■ **Source records**:

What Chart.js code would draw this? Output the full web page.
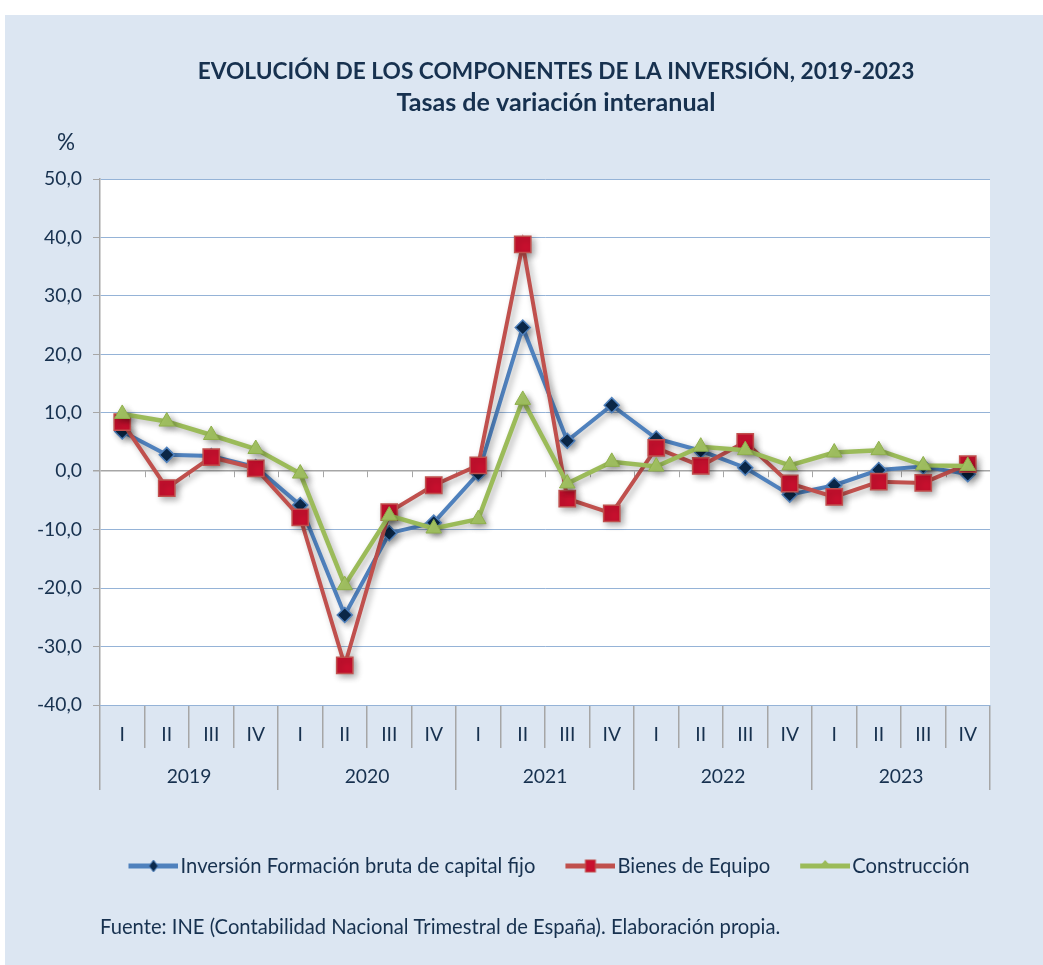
<!DOCTYPE html>
<html lang="es"><head><meta charset="utf-8">
<title>Evolución de los componentes de la inversión</title>
<script src="https://cdn.jsdelivr.net/npm/chart.js@4.4.1/dist/chart.umd.min.js"></script>
<style>
html,body{margin:0;padding:0;background:#ffffff;overflow:hidden;}
#box{position:relative;width:1043px;height:965px;}
canvas{display:block;}
</style></head>
<body><div id="box"><canvas id="chart" width="1043" height="965"></canvas></div>
<script>
// ---------------- data ----------------
const quarters = ['I','II','III','IV','I','II','III','IV','I','II','III','IV','I','II','III','IV','I','II','III','IV'];
const years = ['2019','2020','2021','2022','2023'];
const yTickValues = [-40,-30,-20,-10,0,10,20,30,40,50];
const seriesNames = ['Inversión Formación bruta de capital fijo','Bienes de Equipo','Construcción'];
const inversion    = [6.8, 2.8, 2.6, 0.7, -5.8, -24.6, -10.6, -8.8, -0.4, 24.6, 5.2, 11.3, 5.6, 3.5, 0.6, -4.0, -2.4, 0.2, 0.8, -0.5];
const bienesEquipo = [8.4, -2.9, 2.4, 0.5, -7.9, -33.2, -7.0, -2.4, 1.0, 38.8, -4.7, -7.2, 4.0, 0.9, 5.0, -2.1, -4.4, -1.8, -2.0, 1.2];
const construccion = [9.8, 8.5, 6.2, 3.8, -0.4, -19.5, -7.6, -9.8, -8.2, 12.2, -2.1, 1.6, 0.8, 4.2, 3.6, 1.0, 3.2, 3.6, 1.0, 0.9];
const titleLines = ['EVOLUCIÓN DE LOS COMPONENTES DE LA INVERSIÓN, 2019-2023', 'Tasas de variación interanual'];
const unitLabel = '%';
const sourceText = 'Fuente: INE (Contabilidad Nacional Trimestral de España). Elaboración propia.';

// ---------------- styles ----------------
const FONT = 'Lato, "Noto Sans", "DejaVu Sans", sans-serif';
const TXT = '#17314f';
const PANEL = '#dce6f2';
const GRID = '#95b3d7';
const AXIS = '#a6a6a6';
const BLUE = '#4f81bd', RED = '#c0504d', GREEN = '#9bbb59';

const mctx = document.createElement('canvas').getContext('2d');
function fitSize(text, weight, target) {
  mctx.font = weight + ' 100px ' + FONT;
  return Math.round(100 * target / mctx.measureText(text).width * 10) / 10;
}
const titleSize1 = fitSize(titleLines[0], 'bold', 718);
const titleSize2 = fitSize(titleLines[1], 'bold', 319);
const tickSize = fitSize('50,0', 'normal', 38);
const unitSize = fitSize(unitLabel, 'normal', 18);
const legendSize = fitSize(seriesNames[0], 'normal', 355);
const sourceSize = fitSize(sourceText, 'normal', 682);

// legend geometry
const legendPad = 8;
const boxW = Math.round(82 - legendSize / 2 - legendPad);
const iconW = Math.round(boxW + legendSize - 4);
const legendShift = -7;

// legend icons: line with marker in its middle
function makeIcon(kind) {
  const W = iconW, H = 20, c = document.createElement('canvas');
  c.width = W; c.height = H;
  const g = c.getContext('2d');
  const cx = W - 25, cy = H / 2;
  g.lineWidth = 5;
  g.strokeStyle = kind === 'd' ? BLUE : kind === 's' ? RED : GREEN;
  g.beginPath(); g.moveTo(W - 50, cy); g.lineTo(W, cy); g.stroke();
  g.lineWidth = 1;
  if (kind === 'd') {
    g.fillStyle = '#0c2a4c'; g.strokeStyle = BLUE;
    g.beginPath(); g.moveTo(cx, cy - 6); g.lineTo(cx + 4.5, cy); g.lineTo(cx, cy + 6); g.lineTo(cx - 4.5, cy); g.closePath(); g.fill(); g.stroke();
  } else if (kind === 's') {
    g.fillStyle = '#c8102e'; g.strokeStyle = RED;
    g.fillRect(cx - 5, cy - 6, 10, 12); g.strokeRect(cx - 5, cy - 6, 10, 12);
  } else {
    g.fillStyle = '#9bbb59';
    g.beginPath(); g.moveTo(cx, cy - 6); g.lineTo(cx + 7, cy + 2); g.lineTo(cx - 7, cy + 2); g.closePath(); g.fill();
  }
  return c;
}
const icons = [makeIcon('d'), makeIcon('s'), makeIcon('t')];

const legendTop = 866 - legendPad - legendSize / 2;
const x2Height = legendTop - 748;
const bottomPad = 965 - legendTop - (legendSize + legendPad + 10);

const decorPlugin = {
  id: 'decor',
  afterLayout(chart) {
    const lg = chart.legend;
    if (lg) { lg.left += legendShift; lg.right += legendShift; }
  },
  beforeDraw(chart) {
    const {ctx, chartArea: a} = chart;
    ctx.save();
    ctx.fillStyle = '#ffffff'; ctx.fillRect(0, 0, chart.width, chart.height);
    ctx.fillStyle = PANEL; ctx.fillRect(5, 15, chart.width - 5, chart.height - 15);
    ctx.fillStyle = '#ffffff'; ctx.fillRect(a.left, a.top, a.right - a.left, a.bottom - a.top);
    ctx.restore();
  },
  beforeDatasetsDraw(chart) {
    const {ctx, scales: {x, y}} = chart;
    const y0 = y.getPixelForValue(0);
    ctx.save();
    ctx.strokeStyle = AXIS; ctx.lineWidth = 1;
    for (let i = 1; i < quarters.length; i++) {
      const px = Math.round((x.getPixelForTick(i - 1) + x.getPixelForTick(i)) / 2) + 0.5;
      ctx.beginPath(); ctx.moveTo(px, y0); ctx.lineTo(px, y0 + 6); ctx.stroke();
    }
    ctx.restore();
    ctx.save();
    ctx.shadowColor = 'rgba(0,0,0,0.3)';
    ctx.shadowBlur = 6; ctx.shadowOffsetX = 3; ctx.shadowOffsetY = 3;
  },
  afterDatasetsDraw(chart) {
    chart.ctx.restore();
  },
  afterDraw(chart) {
    const {ctx, chartArea: a} = chart;
    ctx.save();
    ctx.fillStyle = TXT;
    ctx.textBaseline = 'middle';
    ctx.textAlign = 'center';
    ctx.font = 'bold ' + titleSize1 + 'px ' + FONT;
    ctx.fillText(titleLines[0], 556, 72);
    ctx.font = 'bold ' + titleSize2 + 'px ' + FONT;
    ctx.fillText(titleLines[1], 556, 103);
    ctx.font = unitSize + 'px ' + FONT;
    ctx.fillText(unitLabel, 66, 143);
    ctx.textAlign = 'left';
    ctx.font = sourceSize + 'px ' + FONT;
    ctx.fillText(sourceText, a.left, 927);
    ctx.restore();
  }
};

const zeroPad = s => { s.paddingTop = 0; s.paddingBottom = 0; s.paddingLeft = 0; s.paddingRight = 0; };

new Chart(document.getElementById('chart'), {
  type: 'line',
  plugins: [decorPlugin],
  data: {
    labels: quarters,
    datasets: [
      { label: seriesNames[0], data: inversion, order: 3,
        borderColor: BLUE, borderWidth: 4, tension: 0,
        pointStyle: 'rectRot', pointRadius: 7.5, pointHoverRadius: 7.5,
        pointBackgroundColor: '#0c2a4c', pointBorderColor: BLUE, pointBorderWidth: 1.5 },
      { label: seriesNames[1], data: bienesEquipo, order: 2,
        borderColor: RED, borderWidth: 4, tension: 0,
        pointStyle: 'rect', pointRadius: 11.5, pointHoverRadius: 11.5,
        pointBackgroundColor: '#c8102e', pointBorderColor: RED, pointBorderWidth: 1.5 },
      { label: seriesNames[2], data: construccion, order: 1,
        borderColor: GREEN, borderWidth: 4.5, tension: 0,
        pointStyle: 'triangle', pointRadius: 9, pointHoverRadius: 9,
        pointBackgroundColor: '#a4c463', pointBorderColor: '#8fb04c', pointBorderWidth: 1 }
    ]
  },
  options: {
    responsive: false,
    animation: false,
    devicePixelRatio: 1,
    layout: { padding: { left: 0, right: 53, top: 179, bottom: bottomPad } },
    plugins: {
      title: { display: false },
      tooltip: { enabled: false },
      legend: {
        position: 'bottom',
        fullSize: false,
        labels: {
          usePointStyle: true,
          pointStyleWidth: boxW,
          padding: legendPad,
          color: TXT,
          font: { family: FONT, size: legendSize },
          generateLabels: chart => chart.data.datasets.map((ds, i) => ({
            text: ds.label, pointStyle: icons[i], datasetIndex: i, hidden: false,
            fontColor: TXT, lineWidth: 0, strokeStyle: 'rgba(0,0,0,0)', fillStyle: 'rgba(0,0,0,0)'
          }))
        }
      }
    },
    scales: {
      y: {
        min: -40, max: 50,
        afterBuildTicks: s => { s.ticks = yTickValues.map(v => ({ value: v })); },
        afterFit: s => { s.width = 100; zeroPad(s); },
        ticks: {
          color: TXT, padding: 11,
          font: { family: FONT, size: tickSize },
          callback: v => Number(v).toFixed(1).replace('.', ',')
        },
        grid: {
          color: c => (c.tick && c.tick.value === 0) ? AXIS : GRID,
          lineWidth: c => (c.tick && c.tick.value === 0) ? 1.5 : 1,
          drawTicks: true, tickLength: 7, tickColor: AXIS
        },
        border: { display: true, color: AXIS, width: 1.5 }
      },
      x: {
        type: 'category',
        offset: true,
        weight: 0,
        afterFit: s => { s.height = 43; zeroPad(s); },
        ticks: {
          color: TXT, padding: -25, maxRotation: 0, autoSkip: false,
          font: { family: FONT, size: tickSize }
        },
        grid: { offset: true, drawOnChartArea: false, drawTicks: true, tickLength: 43, color: AXIS, lineWidth: 1.5 },
        border: { display: true, color: GRID, width: 1 }
      },
      x2: {
        type: 'category',
        labels: years,
        position: 'bottom',
        offset: true,
        weight: 1,
        afterFit: s => { s.height = x2Height; zeroPad(s); },
        ticks: {
          color: TXT, padding: -25, maxRotation: 0, autoSkip: false,
          font: { family: FONT, size: tickSize }
        },
        grid: { offset: true, drawOnChartArea: false, drawTicks: true, tickLength: 42, color: AXIS, lineWidth: 1.5 },
        border: { display: false }
      }
    }
  }
});
</script>
</body></html>
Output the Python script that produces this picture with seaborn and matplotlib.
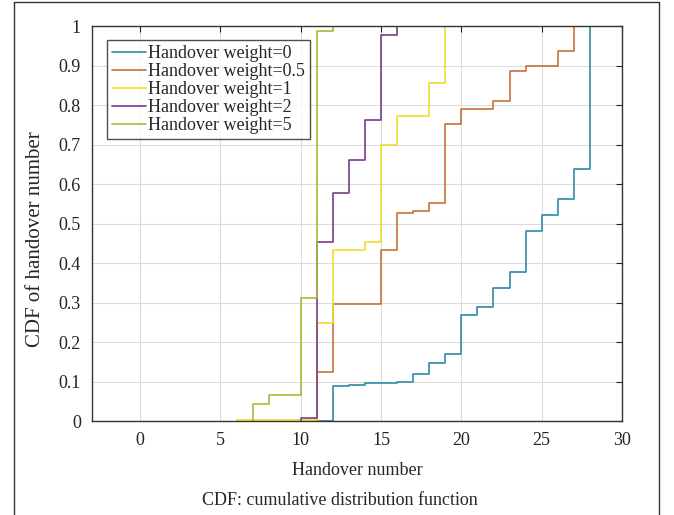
import matplotlib
matplotlib.use("Agg")
import matplotlib.pyplot as plt
import seaborn as sns
import pandas as pd
from matplotlib.lines import Line2D

# ---- data ----
series_names = ["Handover weight=0", "Handover weight=0.5", "Handover weight=1",
                "Handover weight=2", "Handover weight=5"]

w0_x = [11, 12, 13, 14, 15, 16, 17, 18, 19, 20, 21, 22, 23, 24, 25, 26, 27, 28]
w0_y = [0.0, 0.089, 0.092, 0.095, 0.097, 0.100, 0.119, 0.148, 0.169, 0.268,
        0.289, 0.338, 0.377, 0.480, 0.521, 0.561, 0.637, 1.0]

w05_x = [11, 12, 15, 16, 17, 18, 19, 20, 22, 23, 24, 26, 27]
w05_y = [0.124, 0.297, 0.434, 0.527, 0.531, 0.553, 0.753, 0.790, 0.809, 0.886,
         0.899, 0.937, 1.0]

w1_x = [6, 11, 12, 14, 15, 16, 18, 19]
w1_y = [0.002, 0.248, 0.434, 0.453, 0.700, 0.773, 0.856, 1.0]

w2_x = [10, 11, 12, 13, 14, 15, 16]
w2_y = [0.007, 0.453, 0.576, 0.662, 0.763, 0.976, 1.0]

w5_x = [7, 8, 10, 11, 12]
w5_y = [0.042, 0.067, 0.311, 0.987, 1.0]

x_ticks = [0, 5, 10, 15, 20, 25, 30]
y_ticks = [0, 0.1, 0.2, 0.3, 0.4, 0.5, 0.6, 0.7, 0.8, 0.9, 1.0]
y_tick_labels = ["0", "0.1", "0.2", "0.3", "0.4", "0.5", "0.6", "0.7", "0.8", "0.9", "1"]

colors = ["#2f8aa6", "#c8703a", "#eedc2a", "#7b3a8e", "#a6b83a"]

# ---- build long table (each curve starts at F=0 at its first x) ----
rows = []
for name, xs, ys in zip(series_names,
                        [w0_x, w05_x, w1_x, w2_x, w5_x],
                        [w0_y, w05_y, w1_y, w2_y, w5_y]):
    rows.append((name, xs[0], 0.0))
    for xv, yv in zip(xs, ys):
        rows.append((name, xv, yv))
df = pd.DataFrame(rows, columns=["series", "x", "cdf"])

sns.set_style("white")
plt.rcParams["font.family"] = ["Liberation Serif", "DejaVu Serif"]

fig = plt.figure(figsize=(6.74, 5.15), dpi=100)
ax = fig.add_axes([0.1365, 0.1825, 0.7863, 0.767])

sns.lineplot(data=df, x="x", y="cdf", hue="series", hue_order=series_names,
             palette=colors, estimator=None, sort=False, drawstyle="steps-post",
             linewidth=1.2, ax=ax, legend=False)

ax.set_xlim(-3, 30)
ax.set_ylim(0, 1)
ax.set_xticks(x_ticks)
ax.set_xticklabels([str(t) for t in x_ticks])
ax.set_yticks(y_ticks)
ax.set_yticklabels(y_tick_labels)
ax.grid(True, color="#dcdcdc", linewidth=0.8)
ax.set_axisbelow(True)
ax.tick_params(direction="in", length=4, width=0.8, top=True, right=True,
               labelsize=13, pad=8, colors="#222222")
for sp in ax.spines.values():
    sp.set_visible(True)
    sp.set_color("#333333")
    sp.set_linewidth(1.0)

ax.set_xlabel("Handover number", fontsize=13, labelpad=9)
ax.set_ylabel("")
fig.text(0.053, 0.535, "CDF of handover number", rotation=90, fontsize=15,
         ha="center", va="center")
fig.text(0.505, 0.028, "CDF: cumulative distribution function", fontsize=13,
         ha="center", va="center")

handles = [Line2D([], [], color=c, linewidth=1.2) for c in colors]
leg = ax.legend(handles, series_names, loc="upper left",
                bbox_to_anchor=(0.028, 0.965), borderaxespad=0, fontsize=13,
                frameon=True, fancybox=False, edgecolor="#222222",
                handlelength=1.9, handletextpad=0.1, labelspacing=0.06,
                borderpad=0.28)
leg.get_frame().set_linewidth(1.0)

# outer figure frame
for xs_, ys_ in [([0.021, 0.021], [0.0, 0.996]), ([0.978, 0.978], [0.0, 0.996]),
                 ([0.021, 0.978], [0.996, 0.996])]:
    fig.add_artist(Line2D(xs_, ys_, transform=fig.transFigure, color="#333333",
                          linewidth=1.0))

fig.savefig("out.png", dpi=100)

■ **Task goal**: The answer is a single number: how many lines include the word "seaborn"?

■ **Result of this exercise**: 2